Task description: Exactly the lines from the one with "Write the React, TypeScript" through the one with "17.5, fontFamily: FONT" should be returned, both ends included and nothing else. Omit any pictures.

Task inputs:
□ □ □ □ □ □ □
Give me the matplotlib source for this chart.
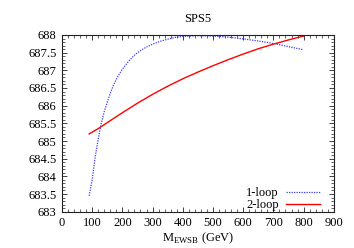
import matplotlib
matplotlib.use("Agg")
import matplotlib.pyplot as plt
from matplotlib.ticker import MultipleLocator, FuncFormatter

# data
x1 = [90, 100, 110, 120, 130, 140, 150, 160, 170, 180, 190, 200, 220, 240,
      260, 280, 300, 325, 350, 375, 400, 450, 500, 550, 600, 650, 700, 750, 800]
y1 = [683.45, 683.9, 684.55, 685.05, 685.5, 685.83, 686.1, 686.35, 686.57,
      686.75, 686.9, 687.03, 687.25, 687.43, 687.56, 687.66, 687.74, 687.82,
      687.88, 687.93, 687.96, 687.98, 687.97, 687.94, 687.89, 687.83, 687.76,
      687.67, 687.58]
x2 = [90, 120, 150, 200, 250, 300, 350, 400, 450, 500, 550, 600, 650, 700,
      750, 800]
y2 = [685.2, 685.35, 685.52, 685.8, 686.07, 686.32, 686.55, 686.76, 686.95,
      687.13, 687.3, 687.46, 687.61, 687.74, 687.86, 687.97]
labels = ["1-loop", "2-loop"]
title = "SPS5"
xlabel = r"M$_{\mathregular{EWSB}}$ (GeV)"

plt.rcParams['font.family'] = ['Liberation Serif', 'DejaVu Serif']
plt.rcParams['mathtext.fontset'] = 'custom'
plt.rcParams['mathtext.rm'] = 'Liberation Serif'

fig = plt.figure(figsize=(3.54, 2.48), dpi=100)
ax = fig.add_axes([0.175, 0.1464, 0.768, 0.7126])

ax.plot(x1, y1, color='#3a3aff', linestyle=(0, (1, 1)), linewidth=0.9, label=labels[0])
ax.plot(x2, y2, color='#ff0000', linestyle='-', linewidth=1.0, label=labels[1])

ax.set_xlim(0, 900)
ax.set_ylim(683, 688)
ax.xaxis.set_major_locator(MultipleLocator(100))
ax.xaxis.set_minor_locator(MultipleLocator(20))
ax.yaxis.set_major_locator(MultipleLocator(0.5))
ax.yaxis.set_minor_locator(MultipleLocator(0.1))
ax.yaxis.set_major_formatter(FuncFormatter(lambda v, p: f"{v:g}"))
ax.tick_params(which='both', direction='in', top=True, right=True, labelsize=9,
               colors='#222222', labelcolor='black')
ax.tick_params(which='major', length=3.5, width=0.6, pad=4)
ax.tick_params(which='minor', length=2, width=0.5)
for s in ax.spines.values():
    s.set_linewidth(0.8)
    s.set_color('#222222')

ax.set_title(title, fontsize=9, pad=9)
ax.set_xlabel(xlabel, fontsize=9, labelpad=1)

leg = ax.legend(loc='lower right', frameon=False, fontsize=9, markerfirst=False,
                handlelength=2.7, handletextpad=0.6, labelspacing=0.0,
                borderaxespad=0.0, bbox_to_anchor=(0.968, -0.025))

fig.savefig("out.png", dpi=100)
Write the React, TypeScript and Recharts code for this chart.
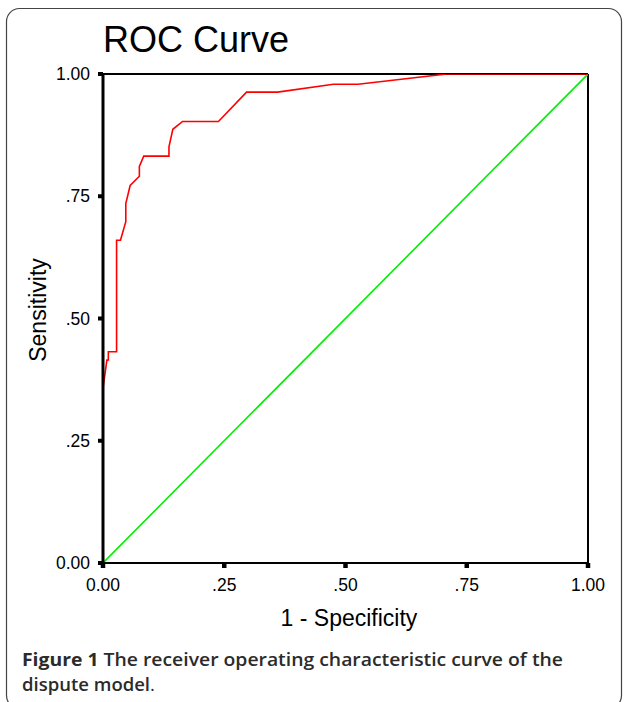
import React from 'react';
import { LineChart, Line, XAxis, YAxis, ReferenceLine } from 'recharts';

const fpr = [0, 0, 0.008, 0.011, 0.011, 0.028, 0.028, 0.036, 0.047, 0.047, 0.056, 0.075, 0.075, 0.084, 0.136, 0.136, 0.144, 0.164, 0.238, 0.296, 0.36, 0.475, 0.526, 0.709, 1];
const tpr = [0, 0.357, 0.415, 0.415, 0.432, 0.432, 0.66, 0.66, 0.698, 0.735, 0.772, 0.791, 0.811, 0.832, 0.832, 0.851, 0.887, 0.903, 0.903, 0.963, 0.963, 0.979, 0.979, 1, 1];
const refX = [0, 1];
const refY = [0, 1];
const tickValues = [0, 0.25, 0.5, 0.75, 1];
const tickLabels = ['0.00', '.25', '.50', '.75', '1.00'];

const rocData = fpr.map((x, i) => ({ x, roc: tpr[i] }));
const diagData = refX.map((x, i) => ({ x, diag: refY[i] }));

const fmt = (v: number) => {
  const i = tickValues.indexOf(v);
  return i >= 0 ? tickLabels[i] : String(v);
};

const FONT = '"Liberation Sans", Arial, Helvetica, sans-serif';
const tickStyle = { fill: '#000', fontSize: 17.5, fontFamily: FONT };

export default function App() {
  return (
    <div style={{ position: 'absolute', left: 0, top: 0, width: 624, height: 702, background: '#fff' }}>
      <svg width={624} height={702} style={{ position: 'absolute', left: 0, top: 0 }}>
        <rect x={6.5} y={8.5} width={615} height={700} rx={13} ry={13} fill="none" stroke="#444" strokeWidth={1.2} />
        <text x={103} y={52} fontFamily={FONT} fontSize={36} fill="#000">ROC Curve</text>
        <text x={349} y={626} fontFamily={FONT} fontSize={23} fill="#000" textAnchor="middle">1 - Specificity</text>
        <text x={46} y={310} fontFamily={FONT} fontSize={23} fill="#000" textAnchor="middle" transform="rotate(-90 46 310)">Sensitivity</text>
        <text x={22} y={666} fontFamily='"Open Sans", sans-serif' fontSize={18.5} fill="#2b2b2b" textLength={541} lengthAdjust="spacingAndGlyphs">
          <tspan fontWeight={700}>Figure 1</tspan>
          <tspan fontWeight={600}> The receiver operating characteristic curve of the</tspan>
        </text>
        <text x={22} y={691} fontFamily='"Open Sans", sans-serif' fontSize={18.5} fill="#2b2b2b">
          <tspan fontWeight={600}>dispute model</tspan>
          <tspan fontWeight={400}>.</tspan>
        </text>
      </svg>
      <div style={{ position: 'absolute', left: 0, top: 0 }}>
        <LineChart width={624} height={702} margin={{ top: 74, right: 36, bottom: 109, left: 43 }}>
          <ReferenceLine y={1} stroke="#000" strokeWidth={2} />
          <ReferenceLine x={1} stroke="#000" strokeWidth={2} />
          <Line data={diagData} dataKey="diag" stroke="#00ee00" strokeWidth={1.6} dot={false} isAnimationActive={false} />
          <Line data={rocData} dataKey="roc" stroke="#ff0000" strokeWidth={1.6} dot={false} isAnimationActive={false} />
          <XAxis
            dataKey="x"
            type="number"
            domain={[0, 1]}
            ticks={tickValues}
            tickFormatter={fmt}
            height={30}
            tick={tickStyle}
            tickSize={5}
            tickMargin={11}
            tickLine={{ stroke: '#000', strokeWidth: 4.5 }}
            axisLine={{ stroke: '#000', strokeWidth: 2 }}
            allowDataOverflow
          />
          <YAxis
            type="number"
            domain={[0, 1]}
            ticks={tickValues}
            tickFormatter={fmt}
            width={60}
            tick={tickStyle}
            tickSize={5}
            tickMargin={8}
            tickLine={{ stroke: '#000', strokeWidth: 4 }}
            axisLine={{ stroke: '#000', strokeWidth: 3 }}
            allowDataOverflow
          />
        </LineChart>
      </div>
    </div>
  );
}
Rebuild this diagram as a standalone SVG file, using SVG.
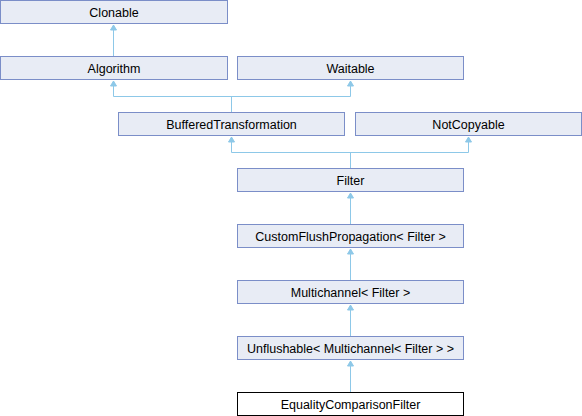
<svg xmlns="http://www.w3.org/2000/svg" width="582" height="416" viewBox="0 0 582 416">
<style>
.n rect{fill:#E8ECF5;stroke:#7B8EC8;stroke-width:1}
.n.leaf rect{fill:#FFFFFF;stroke:#000000}
.n text{font-family:"Liberation Sans",Arial,sans-serif;font-size:12.5px;fill:#000;text-anchor:middle}
.c path{fill:none;stroke:#8DC8E8;stroke-width:1}
.c polygon{fill:#8DC8E8;stroke:#8DC8E8;stroke-width:1}
</style>
<rect width="582" height="416" fill="#FFFFFF"/>
<g class="c" id="connectors">
<path d="M113.5,56V25"/>
<polygon points="113.5,25 110.5,30 116.5,30"/>
<path d="M231.5,112V96.5M113.5,81V96.5H350.5V81"/>
<polygon points="113.5,81 110.5,86 116.5,86"/>
<polygon points="350.5,81 347.5,86 353.5,86"/>
<path d="M350.5,168V152.5M231.5,137V152.5H468.5V137"/>
<polygon points="231.5,137 228.5,142 234.5,142"/>
<polygon points="468.5,137 465.5,142 471.5,142"/>
<path d="M350.5,224V193"/>
<polygon points="350.5,193 347.5,198 353.5,198"/>
<path d="M350.5,280V249"/>
<polygon points="350.5,249 347.5,254 353.5,254"/>
<path d="M350.5,336V305"/>
<polygon points="350.5,305 347.5,310 353.5,310"/>
<path d="M350.5,392V361"/>
<polygon points="350.5,361 347.5,366 353.5,366"/>
</g>
<g class="n" id="Clonable"><rect x="0.5" y="0.5" width="227" height="23"/><text x="114" y="16.5">Clonable</text></g>
<g class="n" id="Algorithm"><rect x="0.5" y="56.5" width="227" height="23"/><text x="114" y="72.5">Algorithm</text></g>
<g class="n" id="Waitable"><rect x="237.5" y="56.5" width="226" height="23"/><text x="350.5" y="72.5">Waitable</text></g>
<g class="n" id="BufferedTransformation"><rect x="118.5" y="112.5" width="226" height="23"/><text x="231.5" y="128.5">BufferedTransformation</text></g>
<g class="n" id="NotCopyable"><rect x="355.5" y="112.5" width="226" height="23"/><text x="468.5" y="128.5">NotCopyable</text></g>
<g class="n" id="Filter"><rect x="237.5" y="168.5" width="226" height="23"/><text x="350.5" y="184.5">Filter</text></g>
<g class="n" id="CustomFlushPropagation"><rect x="237.5" y="224.5" width="226" height="23"/><text x="350.5" y="240.5">CustomFlushPropagation&lt; Filter &gt;</text></g>
<g class="n" id="Multichannel"><rect x="237.5" y="280.5" width="226" height="23"/><text x="350.5" y="296.5">Multichannel&lt; Filter &gt;</text></g>
<g class="n" id="Unflushable"><rect x="237.5" y="336.5" width="226" height="23"/><text x="350.5" y="352.5">Unflushable&lt; Multichannel&lt; Filter &gt; &gt;</text></g>
<g class="n leaf" id="EqualityComparisonFilter"><rect x="237.5" y="392.5" width="226" height="23"/><text x="350.5" y="408.5">EqualityComparisonFilter</text></g>
</svg>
□ □ □ □ □ □ □
Solved exercise:
Write the React, TypeScript and Recharts code for this chart.
import React from 'react';
import { LineChart, Line, XAxis, YAxis, ReferenceLine } from 'recharts';

const fpr = [0, 0, 0.008, 0.011, 0.011, 0.028, 0.028, 0.036, 0.047, 0.047, 0.056, 0.075, 0.075, 0.084, 0.136, 0.136, 0.144, 0.164, 0.238, 0.296, 0.36, 0.475, 0.526, 0.709, 1];
const tpr = [0, 0.357, 0.415, 0.415, 0.432, 0.432, 0.66, 0.66, 0.698, 0.735, 0.772, 0.791, 0.811, 0.832, 0.832, 0.851, 0.887, 0.903, 0.903, 0.963, 0.963, 0.979, 0.979, 1, 1];
const refX = [0, 1];
const refY = [0, 1];
const tickValues = [0, 0.25, 0.5, 0.75, 1];
const tickLabels = ['0.00', '.25', '.50', '.75', '1.00'];

const rocData = fpr.map((x, i) => ({ x, roc: tpr[i] }));
const diagData = refX.map((x, i) => ({ x, diag: refY[i] }));

const fmt = (v: number) => {
  const i = tickValues.indexOf(v);
  return i >= 0 ? tickLabels[i] : String(v);
};

const FONT = '"Liberation Sans", Arial, Helvetica, sans-serif';
const tickStyle = { fill: '#000', fontSize: 17.5, fontFamily: FONT };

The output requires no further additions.